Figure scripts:
-- BEGIN --
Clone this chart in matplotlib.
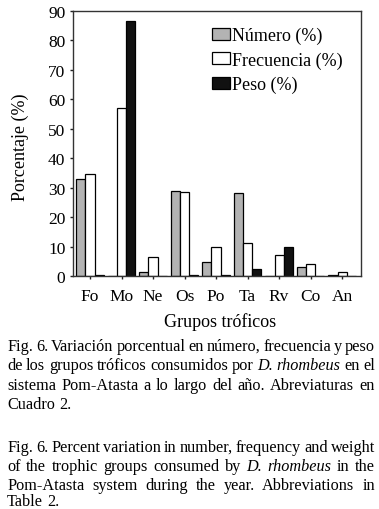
import numpy as np
import matplotlib
matplotlib.use("Agg")
import matplotlib.pyplot as plt

plt.rcParams['font.family'] = ['Liberation Serif', 'DejaVu Serif']

# trophic groups and percentages
groups = ['Fo', 'Mo', 'Ne', 'Os', 'Po', 'Ta', 'Rv', 'Co', 'An']
numero = [33.0, 0.0, 1.5, 28.7, 4.7, 28.2, 0.0, 3.0, 0.5]
frecuencia = [34.5, 57.0, 6.5, 28.5, 9.8, 11.3, 7.0, 4.0, 1.5]
peso = [0.3, 86.5, 0.0, 0.2, 0.2, 2.3, 10.0, 0.1, 0.0]
series_labels = ['Número (%)', 'Frecuencia (%)', 'Peso (%)']
yticks = [0, 10, 20, 30, 40, 50, 60, 70, 80, 90]

caption_es = [
    "Fig. 6. Variación porcentual en número, frecuencia y peso",
    "de los grupos tróficos consumidos por *D. *rhombeus en el",
    "sistema Pom-Atasta a lo largo del año. Abreviaturas en",
    "Cuadro 2.",
]
caption_en = [
    "Fig. 6. Percent variation in number, frequency and weight",
    "of the trophic groups consumed by *D. *rhombeus in the",
    "Pom-Atasta system during the year. Abbreviations in",
    "Table 2.",
]

W, H = 379, 510
fig = plt.figure(figsize=(W / 100, H / 100), dpi=100)
ax = fig.add_axes([73 / W, 1 - 277 / H, 288 / W, 265 / H])

x = np.arange(len(groups))
w = 0.29
kw = dict(edgecolor='black', linewidth=0.9)
ax.bar(x - w, numero, w, color='#b3b3b3', label=series_labels[0], **kw)
ax.bar(x, frecuencia, w, color='white', label=series_labels[1], **kw)
ax.bar(x + w, peso, w, color='#111111', label=series_labels[2], **kw)

ax.set_xlim(-0.54, 8.6)
ax.set_ylim(0, 90)
ax.set_yticks(yticks)
ax.set_xticks(x)
ax.set_xticklabels(groups)
ax.tick_params(axis='both', direction='out', length=2.5, width=1, labelsize=12.5, color='#222222')
ax.tick_params(axis='x', pad=6)
ax.tick_params(axis='y', pad=3)
for s in ax.spines.values():
    s.set_linewidth(1.0)
    s.set_color('#333333')

leg = ax.legend(loc='upper left', bbox_to_anchor=(0.483, 0.94), frameon=False,
                fontsize=13, handlelength=1.0, handleheight=0.65,
                handletextpad=0.1, labelspacing=0.4, borderpad=0, borderaxespad=0)

fig.text(20 / W, 1 - 147 / H, 'Porcentaje (%)', rotation=90, ha='center', va='center', fontsize=13)
fig.text(220 / W, 1 - 322 / H, 'Grupos tróficos', ha='center', va='center', fontsize=13)

# justified caption, words wrapped in * are italic
renderer = fig.canvas.get_renderer()
x0, x1 = 7, 375
size = 11.7


def draw_line(line, ybase, justify):
    parts = line.replace('*D. *', '\x01D.\x01 ').split(' ')
    words = []
    for p in parts:
        if p.startswith('\x01'):
            words.append((p.strip('\x01'), 'italic'))
        elif p == 'rhombeus':
            words.append((p, 'italic'))
        else:
            words.append((p, 'normal'))
    texts = []
    widths = []
    for t, st in words:
        tx = fig.text(0, 1 - ybase / H, t, fontsize=size, style=st, va='baseline', ha='left')
        texts.append(tx)
        widths.append(tx.get_window_extent(renderer).width)
    space = 0.25 * size * 100 / 72
    if justify and len(words) > 1:
        space = max((x1 - x0 - sum(widths)) / (len(words) - 1), 1.5)
    cur = x0
    for tx, wd in zip(texts, widths):
        tx.set_x(cur / W)
        cur += wd + space


for lines, ys in [(caption_es, [351, 370, 390, 409]), (caption_en, [452, 471, 490, 506])]:
    for i, (ln, yb) in enumerate(zip(lines, ys)):
        draw_line(ln, yb, i < len(lines) - 1)

fig.savefig('out.png', dpi=100)
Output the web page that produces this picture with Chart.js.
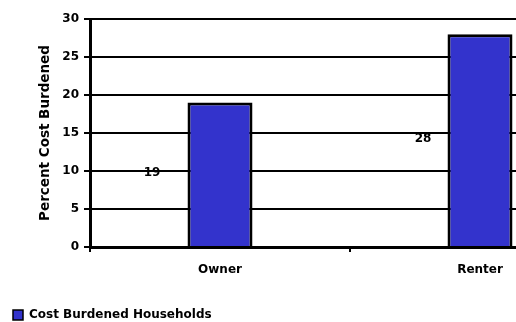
<!DOCTYPE html>
<html>
<head>
<meta charset="utf-8">
<script src="https://cdn.jsdelivr.net/npm/chart.js@4/dist/chart.umd.min.js"></script>
<style>
  html, body { margin: 0; padding: 0; background: #fff; overflow: hidden; }
  #wrap { width: 610px; height: 331px; position: relative; }
</style>
</head>
<body>
<div id="wrap"><canvas id="myChart"></canvas></div>
<script>
const categories = ["Owner", "Renter"];
const seriesName = "Cost Burdened Households";
const seriesValues = [19, 28];
const yMin = 0;
const yMax = 30;
const yStep = 5;

const font = { family: "'DejaVu Sans', Verdana, sans-serif", size: 12, weight: "bold" };

// value labels sit at half bar height, shifted left of the bars
const valueLabels = {
  id: "valueLabels",
  afterDatasetsDraw(chart, args, opts) {
    const ctx = chart.ctx;
    const yScale = chart.scales.y;
    chart.data.datasets.forEach(function (ds, di) {
      const meta = chart.getDatasetMeta(di);
      meta.data.forEach(function (bar, i) {
        const v = ds.data[i];
        ctx.save();
        ctx.font = "bold 12px 'DejaVu Sans', Verdana, sans-serif";
        ctx.fillStyle = "#000";
        ctx.textAlign = "center";
        ctx.textBaseline = "middle";
        ctx.fillText(String(v), bar.x + opts.dx[i], yScale.getPixelForValue(v / 2) - 2);
        ctx.restore();
      });
    });
  }
};

new Chart(document.getElementById("myChart"), {
  type: "bar",
  data: {
    labels: categories,
    datasets: [{
      label: seriesName,
      data: seriesValues,
      backgroundColor: "#3333cc",
      borderColor: "#000",
      borderWidth: 3,
      barPercentage: 0.25,
      categoryPercentage: 1.0
    }]
  },
  options: {
    responsive: true,
    maintainAspectRatio: false,
    animation: false,
    layout: { padding: { top: 19, left: 0, right: 0, bottom: 0 } },
    plugins: {
      legend: {
        position: "bottom",
        align: "start",
        labels: {
          boxWidth: 10,
          boxHeight: 10,
          padding: 13,
          color: "#000",
          font: font,
          generateLabels: function (chart) {
            const items = Chart.defaults.plugins.legend.labels.generateLabels(chart);
            items.forEach(function (it) { it.lineWidth = 1.5; });
            return items;
          }
        }
      },
      tooltip: { enabled: false },
      valueLabels: { dx: [-68, -57] }
    },
    scales: {
      x: {
        grid: {
          offset: true,
          drawOnChartArea: false,
          drawTicks: true,
          tickLength: 5,
          color: "#000",
          lineWidth: 2
        },
        border: { color: "#000", width: 3 },
        ticks: { color: "#000", font: font, padding: 11, maxRotation: 0 },
        afterFit: function (scale) { scale.height = 49; }
      },
      y: {
        min: yMin,
        max: yMax,
        ticks: { stepSize: yStep, color: "#000", font: font, padding: 5 },
        grid: { color: "#000", lineWidth: 2, tickLength: 6 },
        border: { color: "#000", width: 3 },
        title: {
          display: true,
          text: "Percent Cost Burdened",
          color: "#000",
          font: { family: font.family, size: 13.5, weight: "bold" },
          padding: { top: 37, bottom: 0 }
        },
        afterFit: function (scale) { scale.width = 90; }
      }
    }
  },
  plugins: [valueLabels]
});
</script>
</body>
</html>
-- END --
» YOUR TASK: Set the pictures aside and transcribe the data above exactly.

» SOLUTION TO THIS TASK:
Clone this chart in matplotlib.
import numpy as np
import matplotlib
matplotlib.use("Agg")
import matplotlib.pyplot as plt

plt.rcParams['font.family'] = ['Liberation Serif', 'DejaVu Serif']

# trophic groups and percentages
groups = ['Fo', 'Mo', 'Ne', 'Os', 'Po', 'Ta', 'Rv', 'Co', 'An']
numero = [33.0, 0.0, 1.5, 28.7, 4.7, 28.2, 0.0, 3.0, 0.5]
frecuencia = [34.5, 57.0, 6.5, 28.5, 9.8, 11.3, 7.0, 4.0, 1.5]
peso = [0.3, 86.5, 0.0, 0.2, 0.2, 2.3, 10.0, 0.1, 0.0]
series_labels = ['Número (%)', 'Frecuencia (%)', 'Peso (%)']
yticks = [0, 10, 20, 30, 40, 50, 60, 70, 80, 90]

caption_es = [
    "Fig. 6. Variación porcentual en número, frecuencia y peso",
    "de los grupos tróficos consumidos por *D. *rhombeus en el",
    "sistema Pom-Atasta a lo largo del año. Abreviaturas en",
    "Cuadro 2.",
]
caption_en = [
    "Fig. 6. Percent variation in number, frequency and weight",
    "of the trophic groups consumed by *D. *rhombeus in the",
    "Pom-Atasta system during the year. Abbreviations in",
    "Table 2.",
]

W, H = 379, 510
fig = plt.figure(figsize=(W / 100, H / 100), dpi=100)
ax = fig.add_axes([73 / W, 1 - 277 / H, 288 / W, 265 / H])

x = np.arange(len(groups))
w = 0.29
kw = dict(edgecolor='black', linewidth=0.9)
ax.bar(x - w, numero, w, color='#b3b3b3', label=series_labels[0], **kw)
ax.bar(x, frecuencia, w, color='white', label=series_labels[1], **kw)
ax.bar(x + w, peso, w, color='#111111', label=series_labels[2], **kw)

ax.set_xlim(-0.54, 8.6)
ax.set_ylim(0, 90)
ax.set_yticks(yticks)
ax.set_xticks(x)
ax.set_xticklabels(groups)
ax.tick_params(axis='both', direction='out', length=2.5, width=1, labelsize=12.5, color='#222222')
ax.tick_params(axis='x', pad=6)
ax.tick_params(axis='y', pad=3)
for s in ax.spines.values():
    s.set_linewidth(1.0)
    s.set_color('#333333')

leg = ax.legend(loc='upper left', bbox_to_anchor=(0.483, 0.94), frameon=False,
                fontsize=13, handlelength=1.0, handleheight=0.65,
                handletextpad=0.1, labelspacing=0.4, borderpad=0, borderaxespad=0)

fig.text(20 / W, 1 - 147 / H, 'Porcentaje (%)', rotation=90, ha='center', va='center', fontsize=13)
fig.text(220 / W, 1 - 322 / H, 'Grupos tróficos', ha='center', va='center', fontsize=13)

# justified caption, words wrapped in * are italic
renderer = fig.canvas.get_renderer()
x0, x1 = 7, 375
size = 11.7


def draw_line(line, ybase, justify):
    parts = line.replace('*D. *', '\x01D.\x01 ').split(' ')
    words = []
    for p in parts:
        if p.startswith('\x01'):
            words.append((p.strip('\x01'), 'italic'))
        elif p == 'rhombeus':
            words.append((p, 'italic'))
        else:
            words.append((p, 'normal'))
    texts = []
    widths = []
    for t, st in words:
        tx = fig.text(0, 1 - ybase / H, t, fontsize=size, style=st, va='baseline', ha='left')
        texts.append(tx)
        widths.append(tx.get_window_extent(renderer).width)
    space = 0.25 * size * 100 / 72
    if justify and len(words) > 1:
        space = max((x1 - x0 - sum(widths)) / (len(words) - 1), 1.5)
    cur = x0
    for tx, wd in zip(texts, widths):
        tx.set_x(cur / W)
        cur += wd + space


for lines, ys in [(caption_es, [351, 370, 390, 409]), (caption_en, [452, 471, 490, 506])]:
    for i, (ln, yb) in enumerate(zip(lines, ys)):
        draw_line(ln, yb, i < len(lines) - 1)

fig.savefig('out.png', dpi=100)
Output the web page that produces this picture with Chart.js.
<!DOCTYPE html>
<html>
<head>
<meta charset="utf-8">
<script src="https://cdn.jsdelivr.net/npm/chart.js@4/dist/chart.umd.min.js"></script>
<style>
  html, body { margin: 0; padding: 0; background: #fff; overflow: hidden; }
  #wrap { width: 610px; height: 331px; position: relative; }
</style>
</head>
<body>
<div id="wrap"><canvas id="myChart"></canvas></div>
<script>
const categories = ["Owner", "Renter"];
const seriesName = "Cost Burdened Households";
const seriesValues = [19, 28];
const yMin = 0;
const yMax = 30;
const yStep = 5;

const font = { family: "'DejaVu Sans', Verdana, sans-serif", size: 12, weight: "bold" };

// value labels sit at half bar height, shifted left of the bars
const valueLabels = {
  id: "valueLabels",
  afterDatasetsDraw(chart, args, opts) {
    const ctx = chart.ctx;
    const yScale = chart.scales.y;
    chart.data.datasets.forEach(function (ds, di) {
      const meta = chart.getDatasetMeta(di);
      meta.data.forEach(function (bar, i) {
        const v = ds.data[i];
        ctx.save();
        ctx.font = "bold 12px 'DejaVu Sans', Verdana, sans-serif";
        ctx.fillStyle = "#000";
        ctx.textAlign = "center";
        ctx.textBaseline = "middle";
        ctx.fillText(String(v), bar.x + opts.dx[i], yScale.getPixelForValue(v / 2) - 2);
        ctx.restore();
      });
    });
  }
};

new Chart(document.getElementById("myChart"), {
  type: "bar",
  data: {
    labels: categories,
    datasets: [{
      label: seriesName,
      data: seriesValues,
      backgroundColor: "#3333cc",
      borderColor: "#000",
      borderWidth: 3,
      barPercentage: 0.25,
      categoryPercentage: 1.0
    }]
  },
  options: {
    responsive: true,
    maintainAspectRatio: false,
    animation: false,
    layout: { padding: { top: 19, left: 0, right: 0, bottom: 0 } },
    plugins: {
      legend: {
        position: "bottom",
        align: "start",
        labels: {
          boxWidth: 10,
          boxHeight: 10,
          padding: 13,
          color: "#000",
          font: font,
          generateLabels: function (chart) {
            const items = Chart.defaults.plugins.legend.labels.generateLabels(chart);
            items.forEach(function (it) { it.lineWidth = 1.5; });
            return items;
          }
        }
      },
      tooltip: { enabled: false },
      valueLabels: { dx: [-68, -57] }
    },
    scales: {
      x: {
        grid: {
          offset: true,
          drawOnChartArea: false,
          drawTicks: true,
          tickLength: 5,
          color: "#000",
          lineWidth: 2
        },
        border: { color: "#000", width: 3 },
        ticks: { color: "#000", font: font, padding: 11, maxRotation: 0 },
        afterFit: function (scale) { scale.height = 49; }
      },
      y: {
        min: yMin,
        max: yMax,
        ticks: { stepSize: yStep, color: "#000", font: font, padding: 5 },
        grid: { color: "#000", lineWidth: 2, tickLength: 6 },
        border: { color: "#000", width: 3 },
        title: {
          display: true,
          text: "Percent Cost Burdened",
          color: "#000",
          font: { family: font.family, size: 13.5, weight: "bold" },
          padding: { top: 37, bottom: 0 }
        },
        afterFit: function (scale) { scale.width = 90; }
      }
    }
  },
  plugins: [valueLabels]
});
</script>
</body>
</html>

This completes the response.